Aim of the exercise: Quote each line of the material verbatim, without the pictures.
:::
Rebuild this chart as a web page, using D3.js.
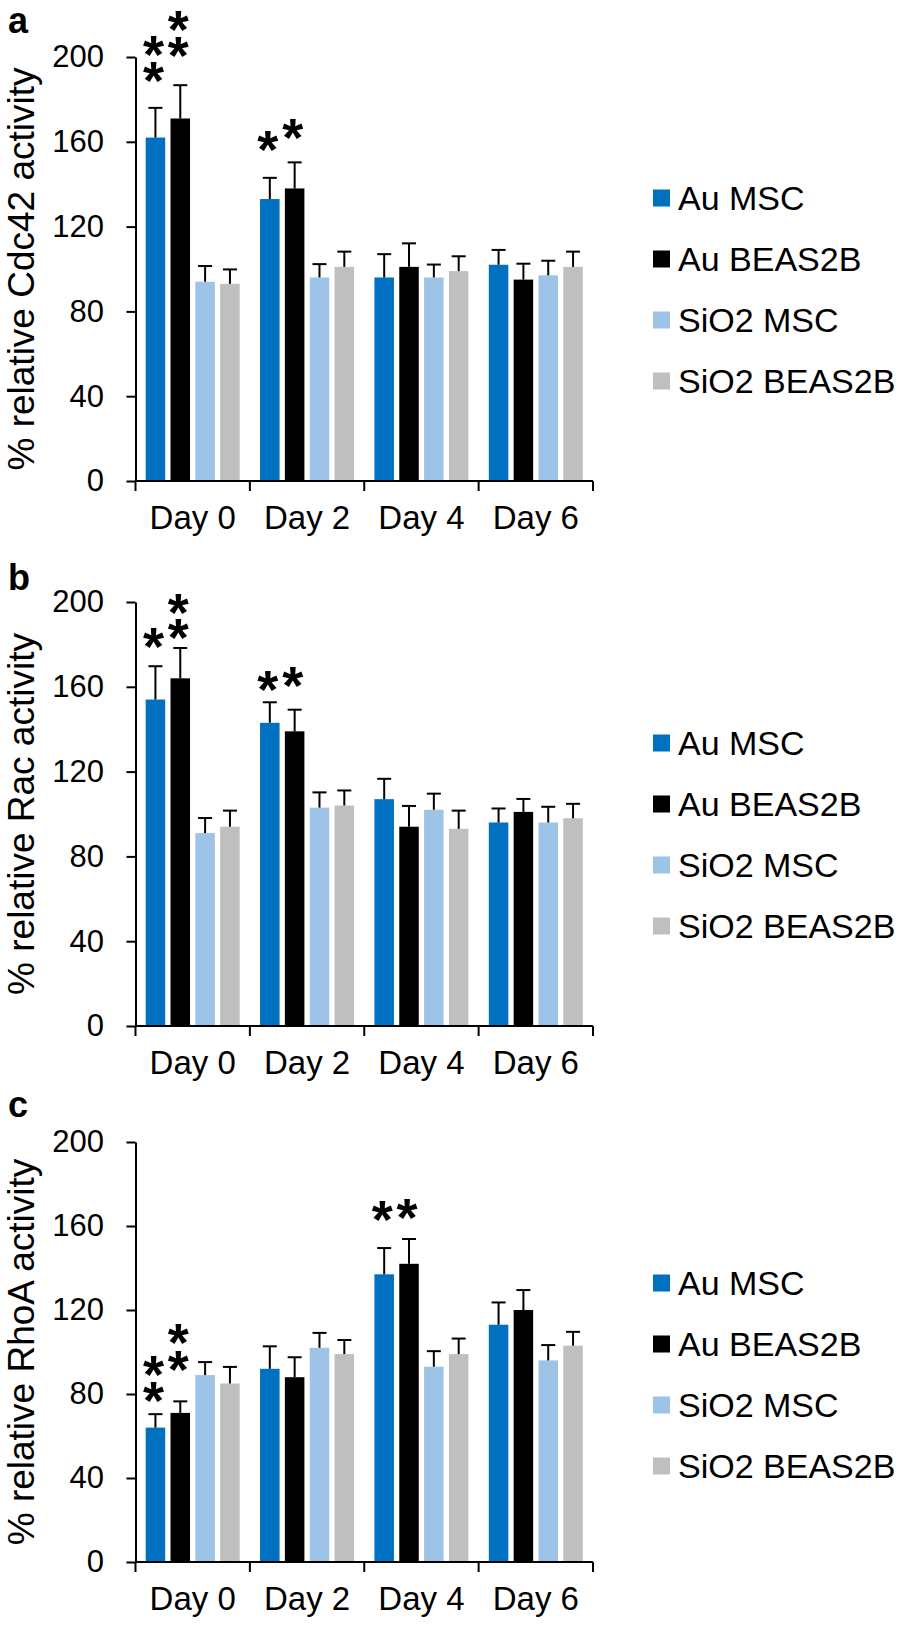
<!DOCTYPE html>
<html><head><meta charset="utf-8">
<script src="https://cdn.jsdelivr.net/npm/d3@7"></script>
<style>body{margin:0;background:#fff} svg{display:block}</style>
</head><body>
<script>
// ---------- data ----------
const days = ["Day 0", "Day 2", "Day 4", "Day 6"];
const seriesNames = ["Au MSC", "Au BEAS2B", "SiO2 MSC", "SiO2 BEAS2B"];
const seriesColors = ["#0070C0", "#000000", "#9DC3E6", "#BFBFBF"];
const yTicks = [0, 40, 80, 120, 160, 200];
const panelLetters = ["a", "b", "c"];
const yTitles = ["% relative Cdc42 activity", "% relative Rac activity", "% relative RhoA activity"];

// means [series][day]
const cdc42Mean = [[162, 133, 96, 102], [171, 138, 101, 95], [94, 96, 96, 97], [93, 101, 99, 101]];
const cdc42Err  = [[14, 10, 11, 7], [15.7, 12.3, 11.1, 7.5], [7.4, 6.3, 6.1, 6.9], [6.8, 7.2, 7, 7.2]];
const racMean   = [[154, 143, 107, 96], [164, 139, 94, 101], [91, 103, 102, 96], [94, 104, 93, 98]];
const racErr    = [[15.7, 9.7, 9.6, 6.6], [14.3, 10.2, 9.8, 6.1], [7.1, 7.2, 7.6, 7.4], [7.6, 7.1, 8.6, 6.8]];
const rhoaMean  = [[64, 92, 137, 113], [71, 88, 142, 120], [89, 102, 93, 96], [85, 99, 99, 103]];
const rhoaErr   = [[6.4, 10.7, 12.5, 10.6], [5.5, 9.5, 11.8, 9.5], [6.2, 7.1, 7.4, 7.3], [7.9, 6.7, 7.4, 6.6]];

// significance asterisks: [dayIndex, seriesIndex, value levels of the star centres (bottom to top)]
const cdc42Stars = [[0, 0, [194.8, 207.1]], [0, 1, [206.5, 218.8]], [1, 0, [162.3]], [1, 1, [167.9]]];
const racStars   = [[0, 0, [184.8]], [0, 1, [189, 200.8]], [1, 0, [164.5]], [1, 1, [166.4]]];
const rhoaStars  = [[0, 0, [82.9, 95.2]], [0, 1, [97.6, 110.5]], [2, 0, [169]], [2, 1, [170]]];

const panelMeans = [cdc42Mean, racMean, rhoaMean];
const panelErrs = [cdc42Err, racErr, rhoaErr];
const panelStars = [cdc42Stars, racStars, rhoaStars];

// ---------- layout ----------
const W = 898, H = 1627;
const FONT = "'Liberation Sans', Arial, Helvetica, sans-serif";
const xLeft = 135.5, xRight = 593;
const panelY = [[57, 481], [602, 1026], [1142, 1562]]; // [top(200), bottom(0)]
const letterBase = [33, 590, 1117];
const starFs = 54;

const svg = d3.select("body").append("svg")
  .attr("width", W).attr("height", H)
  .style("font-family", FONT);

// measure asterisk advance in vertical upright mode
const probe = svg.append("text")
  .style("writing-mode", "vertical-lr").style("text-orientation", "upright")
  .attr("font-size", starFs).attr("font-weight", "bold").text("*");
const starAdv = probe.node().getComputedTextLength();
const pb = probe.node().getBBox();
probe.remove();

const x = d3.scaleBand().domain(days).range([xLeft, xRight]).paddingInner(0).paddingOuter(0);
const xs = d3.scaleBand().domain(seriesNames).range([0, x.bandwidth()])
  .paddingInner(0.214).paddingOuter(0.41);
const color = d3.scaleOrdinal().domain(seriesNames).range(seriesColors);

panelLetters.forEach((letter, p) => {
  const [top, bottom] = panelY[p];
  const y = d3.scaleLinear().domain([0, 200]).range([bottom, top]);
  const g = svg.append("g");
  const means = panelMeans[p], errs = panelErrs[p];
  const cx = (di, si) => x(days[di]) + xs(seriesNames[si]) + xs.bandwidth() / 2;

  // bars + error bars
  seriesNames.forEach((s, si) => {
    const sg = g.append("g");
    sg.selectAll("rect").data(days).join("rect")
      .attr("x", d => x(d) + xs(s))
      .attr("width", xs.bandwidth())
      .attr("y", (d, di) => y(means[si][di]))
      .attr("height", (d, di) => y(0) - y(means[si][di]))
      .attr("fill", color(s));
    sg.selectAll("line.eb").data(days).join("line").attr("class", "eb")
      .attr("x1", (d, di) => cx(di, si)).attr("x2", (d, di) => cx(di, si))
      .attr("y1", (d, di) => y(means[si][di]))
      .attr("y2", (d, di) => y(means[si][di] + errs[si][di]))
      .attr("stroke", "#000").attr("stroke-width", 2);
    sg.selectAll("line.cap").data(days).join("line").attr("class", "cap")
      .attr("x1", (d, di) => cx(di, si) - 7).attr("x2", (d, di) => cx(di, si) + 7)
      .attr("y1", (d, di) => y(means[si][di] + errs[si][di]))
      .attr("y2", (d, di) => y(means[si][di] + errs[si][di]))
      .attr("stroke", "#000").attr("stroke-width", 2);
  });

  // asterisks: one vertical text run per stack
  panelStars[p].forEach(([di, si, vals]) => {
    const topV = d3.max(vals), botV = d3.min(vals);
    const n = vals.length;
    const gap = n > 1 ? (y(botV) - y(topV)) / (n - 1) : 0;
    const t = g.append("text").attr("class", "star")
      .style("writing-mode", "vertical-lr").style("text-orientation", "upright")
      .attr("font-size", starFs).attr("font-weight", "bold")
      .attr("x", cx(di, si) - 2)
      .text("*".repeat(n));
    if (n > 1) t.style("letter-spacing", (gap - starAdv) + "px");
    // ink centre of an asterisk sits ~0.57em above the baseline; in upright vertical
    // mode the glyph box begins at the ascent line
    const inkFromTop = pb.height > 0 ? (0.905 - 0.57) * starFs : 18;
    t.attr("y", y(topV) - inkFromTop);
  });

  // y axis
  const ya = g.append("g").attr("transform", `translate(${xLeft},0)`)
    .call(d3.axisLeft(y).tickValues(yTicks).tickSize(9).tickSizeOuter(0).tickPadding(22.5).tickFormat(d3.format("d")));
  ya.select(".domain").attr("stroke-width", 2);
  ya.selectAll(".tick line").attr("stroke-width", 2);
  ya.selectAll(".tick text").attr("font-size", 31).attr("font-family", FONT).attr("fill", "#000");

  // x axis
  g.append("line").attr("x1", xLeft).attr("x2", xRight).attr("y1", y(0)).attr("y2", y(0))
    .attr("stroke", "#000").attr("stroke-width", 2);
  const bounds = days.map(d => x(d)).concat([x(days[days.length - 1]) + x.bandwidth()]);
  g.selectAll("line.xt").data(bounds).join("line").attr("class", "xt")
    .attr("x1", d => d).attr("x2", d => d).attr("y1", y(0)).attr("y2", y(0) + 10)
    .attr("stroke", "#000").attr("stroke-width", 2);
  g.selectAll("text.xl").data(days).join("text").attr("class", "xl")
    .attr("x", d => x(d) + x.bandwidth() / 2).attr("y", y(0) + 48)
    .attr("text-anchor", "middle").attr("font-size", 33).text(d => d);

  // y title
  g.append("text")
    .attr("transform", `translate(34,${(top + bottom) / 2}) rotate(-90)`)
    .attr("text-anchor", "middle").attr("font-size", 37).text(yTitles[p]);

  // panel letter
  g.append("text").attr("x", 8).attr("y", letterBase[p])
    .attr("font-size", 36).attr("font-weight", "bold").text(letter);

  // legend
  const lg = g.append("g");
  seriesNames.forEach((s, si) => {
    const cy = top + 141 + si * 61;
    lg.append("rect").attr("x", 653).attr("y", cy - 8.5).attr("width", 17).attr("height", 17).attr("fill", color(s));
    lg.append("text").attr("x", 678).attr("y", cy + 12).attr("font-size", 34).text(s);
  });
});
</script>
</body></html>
:::
Exercise output:
Rebuild this chart as a web page, using D3.js.
<!DOCTYPE html>
<html><head><meta charset="utf-8">
<script src="https://cdn.jsdelivr.net/npm/d3@7"></script>
<style>body{margin:0;background:#fff} svg{display:block}</style>
</head><body>
<script>
// ---------- data ----------
const days = ["Day 0", "Day 2", "Day 4", "Day 6"];
const seriesNames = ["Au MSC", "Au BEAS2B", "SiO2 MSC", "SiO2 BEAS2B"];
const seriesColors = ["#0070C0", "#000000", "#9DC3E6", "#BFBFBF"];
const yTicks = [0, 40, 80, 120, 160, 200];
const panelLetters = ["a", "b", "c"];
const yTitles = ["% relative Cdc42 activity", "% relative Rac activity", "% relative RhoA activity"];

// means [series][day]
const cdc42Mean = [[162, 133, 96, 102], [171, 138, 101, 95], [94, 96, 96, 97], [93, 101, 99, 101]];
const cdc42Err  = [[14, 10, 11, 7], [15.7, 12.3, 11.1, 7.5], [7.4, 6.3, 6.1, 6.9], [6.8, 7.2, 7, 7.2]];
const racMean   = [[154, 143, 107, 96], [164, 139, 94, 101], [91, 103, 102, 96], [94, 104, 93, 98]];
const racErr    = [[15.7, 9.7, 9.6, 6.6], [14.3, 10.2, 9.8, 6.1], [7.1, 7.2, 7.6, 7.4], [7.6, 7.1, 8.6, 6.8]];
const rhoaMean  = [[64, 92, 137, 113], [71, 88, 142, 120], [89, 102, 93, 96], [85, 99, 99, 103]];
const rhoaErr   = [[6.4, 10.7, 12.5, 10.6], [5.5, 9.5, 11.8, 9.5], [6.2, 7.1, 7.4, 7.3], [7.9, 6.7, 7.4, 6.6]];

// significance asterisks: [dayIndex, seriesIndex, value levels of the star centres (bottom to top)]
const cdc42Stars = [[0, 0, [194.8, 207.1]], [0, 1, [206.5, 218.8]], [1, 0, [162.3]], [1, 1, [167.9]]];
const racStars   = [[0, 0, [184.8]], [0, 1, [189, 200.8]], [1, 0, [164.5]], [1, 1, [166.4]]];
const rhoaStars  = [[0, 0, [82.9, 95.2]], [0, 1, [97.6, 110.5]], [2, 0, [169]], [2, 1, [170]]];

const panelMeans = [cdc42Mean, racMean, rhoaMean];
const panelErrs = [cdc42Err, racErr, rhoaErr];
const panelStars = [cdc42Stars, racStars, rhoaStars];

// ---------- layout ----------
const W = 898, H = 1627;
const FONT = "'Liberation Sans', Arial, Helvetica, sans-serif";
const xLeft = 135.5, xRight = 593;
const panelY = [[57, 481], [602, 1026], [1142, 1562]]; // [top(200), bottom(0)]
const letterBase = [33, 590, 1117];
const starFs = 54;

const svg = d3.select("body").append("svg")
  .attr("width", W).attr("height", H)
  .style("font-family", FONT);

// measure asterisk advance in vertical upright mode
const probe = svg.append("text")
  .style("writing-mode", "vertical-lr").style("text-orientation", "upright")
  .attr("font-size", starFs).attr("font-weight", "bold").text("*");
const starAdv = probe.node().getComputedTextLength();
const pb = probe.node().getBBox();
probe.remove();

const x = d3.scaleBand().domain(days).range([xLeft, xRight]).paddingInner(0).paddingOuter(0);
const xs = d3.scaleBand().domain(seriesNames).range([0, x.bandwidth()])
  .paddingInner(0.214).paddingOuter(0.41);
const color = d3.scaleOrdinal().domain(seriesNames).range(seriesColors);

panelLetters.forEach((letter, p) => {
  const [top, bottom] = panelY[p];
  const y = d3.scaleLinear().domain([0, 200]).range([bottom, top]);
  const g = svg.append("g");
  const means = panelMeans[p], errs = panelErrs[p];
  const cx = (di, si) => x(days[di]) + xs(seriesNames[si]) + xs.bandwidth() / 2;

  // bars + error bars
  seriesNames.forEach((s, si) => {
    const sg = g.append("g");
    sg.selectAll("rect").data(days).join("rect")
      .attr("x", d => x(d) + xs(s))
      .attr("width", xs.bandwidth())
      .attr("y", (d, di) => y(means[si][di]))
      .attr("height", (d, di) => y(0) - y(means[si][di]))
      .attr("fill", color(s));
    sg.selectAll("line.eb").data(days).join("line").attr("class", "eb")
      .attr("x1", (d, di) => cx(di, si)).attr("x2", (d, di) => cx(di, si))
      .attr("y1", (d, di) => y(means[si][di]))
      .attr("y2", (d, di) => y(means[si][di] + errs[si][di]))
      .attr("stroke", "#000").attr("stroke-width", 2);
    sg.selectAll("line.cap").data(days).join("line").attr("class", "cap")
      .attr("x1", (d, di) => cx(di, si) - 7).attr("x2", (d, di) => cx(di, si) + 7)
      .attr("y1", (d, di) => y(means[si][di] + errs[si][di]))
      .attr("y2", (d, di) => y(means[si][di] + errs[si][di]))
      .attr("stroke", "#000").attr("stroke-width", 2);
  });

  // asterisks: one vertical text run per stack
  panelStars[p].forEach(([di, si, vals]) => {
    const topV = d3.max(vals), botV = d3.min(vals);
    const n = vals.length;
    const gap = n > 1 ? (y(botV) - y(topV)) / (n - 1) : 0;
    const t = g.append("text").attr("class", "star")
      .style("writing-mode", "vertical-lr").style("text-orientation", "upright")
      .attr("font-size", starFs).attr("font-weight", "bold")
      .attr("x", cx(di, si) - 2)
      .text("*".repeat(n));
    if (n > 1) t.style("letter-spacing", (gap - starAdv) + "px");
    // ink centre of an asterisk sits ~0.57em above the baseline; in upright vertical
    // mode the glyph box begins at the ascent line
    const inkFromTop = pb.height > 0 ? (0.905 - 0.57) * starFs : 18;
    t.attr("y", y(topV) - inkFromTop);
  });

  // y axis
  const ya = g.append("g").attr("transform", `translate(${xLeft},0)`)
    .call(d3.axisLeft(y).tickValues(yTicks).tickSize(9).tickSizeOuter(0).tickPadding(22.5).tickFormat(d3.format("d")));
  ya.select(".domain").attr("stroke-width", 2);
  ya.selectAll(".tick line").attr("stroke-width", 2);
  ya.selectAll(".tick text").attr("font-size", 31).attr("font-family", FONT).attr("fill", "#000");

  // x axis
  g.append("line").attr("x1", xLeft).attr("x2", xRight).attr("y1", y(0)).attr("y2", y(0))
    .attr("stroke", "#000").attr("stroke-width", 2);
  const bounds = days.map(d => x(d)).concat([x(days[days.length - 1]) + x.bandwidth()]);
  g.selectAll("line.xt").data(bounds).join("line").attr("class", "xt")
    .attr("x1", d => d).attr("x2", d => d).attr("y1", y(0)).attr("y2", y(0) + 10)
    .attr("stroke", "#000").attr("stroke-width", 2);
  g.selectAll("text.xl").data(days).join("text").attr("class", "xl")
    .attr("x", d => x(d) + x.bandwidth() / 2).attr("y", y(0) + 48)
    .attr("text-anchor", "middle").attr("font-size", 33).text(d => d);

  // y title
  g.append("text")
    .attr("transform", `translate(34,${(top + bottom) / 2}) rotate(-90)`)
    .attr("text-anchor", "middle").attr("font-size", 37).text(yTitles[p]);

  // panel letter
  g.append("text").attr("x", 8).attr("y", letterBase[p])
    .attr("font-size", 36).attr("font-weight", "bold").text(letter);

  // legend
  const lg = g.append("g");
  seriesNames.forEach((s, si) => {
    const cy = top + 141 + si * 61;
    lg.append("rect").attr("x", 653).attr("y", cy - 8.5).attr("width", 17).attr("height", 17).attr("fill", color(s));
    lg.append("text").attr("x", 678).attr("y", cy + 12).attr("font-size", 34).text(s);
  });
});
</script>
</body></html>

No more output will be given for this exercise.